Source material:
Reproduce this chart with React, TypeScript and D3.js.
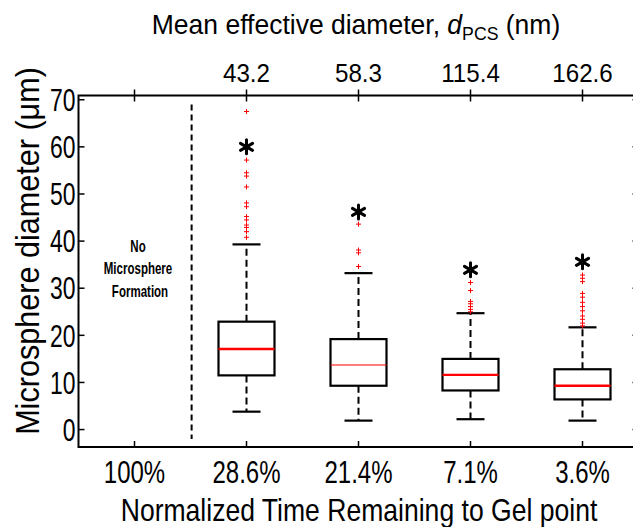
import React from "react";
import * as d3 from "d3";

// ---------- data ----------
const categories = ["100%", "28.6%", "21.4%", "7.1%", "3.6%"];
const topLabels = ["", "43.2", "58.3", "115.4", "162.6"];
const yTicks = [0, 10, 20, 30, 40, 50, 60, 70];

// boxes exist for categories 1..4
const boxIndex = [1, 2, 3, 4];
const whiskerLow = [3.8, 1.9, 2.2, 1.9];
const q1 = [11.5, 9.3, 8.3, 6.4];
const median = [17.1, 13.7, 11.6, 9.3];
const q3 = [22.9, 19.2, 15.0, 12.8];
const whiskerHigh = [39.3, 33.2, 24.7, 21.7];
const outliers1 = [67.5, 57.2, 54.5, 53.8, 51.5, 48.1, 47.3, 45.2, 44.5, 43.4, 42.9, 42.0, 40.8];
const outliers2 = [43.6, 38.1, 37.5, 34.6];
const outliers3 = [31.2, 29.5, 27.2, 26.7, 26.1, 25.5, 25.0];
const outliers4 = [32.8, 32.1, 31.4, 28.9, 28.1, 27.0, 26.1, 25.2, 24.1, 23.4, 22.6, 22.0];
const outliers = [outliers1, outliers2, outliers3, outliers4];
const significance = [60.0, 46.2, 33.9, 35.6];
const dividerPos = 0.51;

// ---------- layout ----------
const W = 633;
const H = 527;
const FONT = "'Liberation Sans', Arial, sans-serif";

const x = d3.scaleLinear().domain([-0.5, 4.5]).range([78.5, 638.5]);
const y = d3.scaleLinear().domain([-3.7, 70.9]).range([447, 95.5]);

const BOX_W = 0.5; // in category units
const CAP_W = 0.25;

type STextProps = {
  x: number;
  y: number;
  sx: number;
  size: number;
  anchor?: string;
  weight?: string;
  rotate?: number;
  dy?: string;
  children: React.ReactNode;
};

function SText({ x: tx, y: ty, sx, size, anchor = "middle", weight = "normal", rotate = 0, dy, children }: STextProps) {
  return (
    <g transform={`translate(${tx},${ty}) rotate(${rotate}) scale(${sx},1)`}>
      <text x={0} y={0} dy={dy} textAnchor={anchor} fontSize={size} fontWeight={weight} fill="#000">
        {children}
      </text>
    </g>
  );
}

function Asterisk({ cx, cy }: { cx: number; cy: number }) {
  const r = 7;
  const arms = [90, 30, -30].map((a) => {
    const rad = (a * Math.PI) / 180;
    const dx = r * Math.cos(rad);
    const dy = r * Math.sin(rad);
    return `M${cx - dx},${cy - dy}L${cx + dx},${cy + dy}`;
  });
  return <path d={arms.join("")} stroke="#000" strokeWidth={3} strokeLinecap="round" fill="none" />;
}

export default function App() {
  const [x0, x1] = x.range();
  const [yb, yt] = y.range();
  const medianWidths = [2.4, 1.2, 2.4, 2.4];
  const step = x(1) - x(0);

  return (
    <svg
      width={W}
      height={H}
      style={{ position: "absolute", left: 0, top: 0, background: "#fff" }}
      fontFamily={FONT}
    >
      <rect x={0} y={0} width={W} height={H} fill="#fff" />

      {/* frame */}
      <rect x={x0} y={yt} width={x1 - x0} height={yb - yt} fill="none" stroke="#000" strokeWidth={2} />

      {/* left ticks + labels */}
      {yTicks.map((t) => (
        <g key={t}>
          <line x1={x0} x2={x0 + 6} y1={y(t)} y2={y(t)} stroke="#000" strokeWidth={1.5} />
          <line x1={x1} x2={x1 - 6} y1={y(t)} y2={y(t)} stroke="#000" strokeWidth={1.5} />
          <SText x={x0 - 3} y={y(t)} dy="0.36em" anchor="end" size={31} sx={0.74}>
            {t}
          </SText>
        </g>
      ))}

      {/* bottom & top ticks */}
      {categories.map((c, i) => (
        <g key={c}>
          <line x1={x(i)} x2={x(i)} y1={yb} y2={yb - 6} stroke="#000" strokeWidth={1.5} />
          <line x1={x(i)} x2={x(i)} y1={yt - 6} y2={yt + 6} stroke="#000" strokeWidth={1.5} />
          <SText x={x(i)} y={483} size={32} sx={0.75}>
            {c}
          </SText>
          <SText x={x(i)} y={82} size={26} sx={0.93}>
            {topLabels[i]}
          </SText>
        </g>
      ))}

      {/* divider */}
      <line
        x1={x(dividerPos)}
        x2={x(dividerPos)}
        y1={y(69)}
        y2={y(-2)}
        stroke="#000"
        strokeWidth={2}
        strokeDasharray="6,4"
      />

      {/* No Microsphere Formation */}
      <SText x={138} y={251.5} size={16} sx={0.72} weight="bold">
        No
      </SText>
      <SText x={138} y={274} size={16} sx={0.72} weight="bold">
        Microsphere
      </SText>
      <SText x={140} y={296.5} size={16} sx={0.72} weight="bold">
        Formation
      </SText>

      {/* boxes */}
      {boxIndex.map((ci, k) => {
        const cx = x(ci);
        const bw = step * BOX_W;
        const cw = step * CAP_W;
        return (
          <g key={ci}>
            <line x1={cx} x2={cx} y1={y(q3[k])} y2={y(whiskerHigh[k])} stroke="#000" strokeWidth={2} strokeDasharray="7,4" />
            <line x1={cx} x2={cx} y1={y(q1[k])} y2={y(whiskerLow[k])} stroke="#000" strokeWidth={2} strokeDasharray="7,4" />
            <line x1={cx - cw / 2} x2={cx + cw / 2} y1={y(whiskerHigh[k])} y2={y(whiskerHigh[k])} stroke="#000" strokeWidth={2.2} />
            <line x1={cx - cw / 2} x2={cx + cw / 2} y1={y(whiskerLow[k])} y2={y(whiskerLow[k])} stroke="#000" strokeWidth={2.2} />
            <rect
              x={cx - bw / 2}
              y={y(q3[k])}
              width={bw}
              height={y(q1[k]) - y(q3[k])}
              fill="none"
              stroke="#000"
              strokeWidth={2.2}
            />
            <line x1={cx - bw / 2} x2={cx + bw / 2} y1={y(median[k])} y2={y(median[k])} stroke="#ff0000" strokeWidth={medianWidths[k]} />
            {outliers[k].map((v, j) => (
              <path
                key={j}
                d={`M${cx - 2.5},${y(v)}H${cx + 2.5}M${cx},${y(v) - 2.5}V${y(v) + 2.5}`}
                stroke="#ff0000"
                strokeWidth={1}
                fill="none"
              />
            ))}
            <Asterisk cx={cx} cy={y(significance[k])} />
          </g>
        );
      })}

      {/* axis titles */}
      <SText x={356} y={34} size={28.5} sx={0.93}>
        Mean effective diameter,{" "}
        <tspan fontStyle="italic">d</tspan>
        <tspan fontSize={19} dy={6}>PCS</tspan>
        <tspan dy={-6}> (nm)</tspan>
      </SText>
      <SText x={359} y={521} size={32} sx={0.83}>
        Normalized Time Remaining to Gel point
      </SText>
      <SText x={39} y={251} size={34} sx={0.9} rotate={-90}>
        Microsphere diameter (μm)
      </SText>
    </svg>
  );
}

Task requirements: Repeat only what lies between the start of the data and the end of the line containing "const yTicks = [0, 10, 20, 30, 40, 50, 60, 70];", exactly, with pictures left out.

Written response:
Reproduce this chart with React, TypeScript and D3.js.
import React from "react";
import * as d3 from "d3";

// ---------- data ----------
const categories = ["100%", "28.6%", "21.4%", "7.1%", "3.6%"];
const topLabels = ["", "43.2", "58.3", "115.4", "162.6"];
const yTicks = [0, 10, 20, 30, 40, 50, 60, 70];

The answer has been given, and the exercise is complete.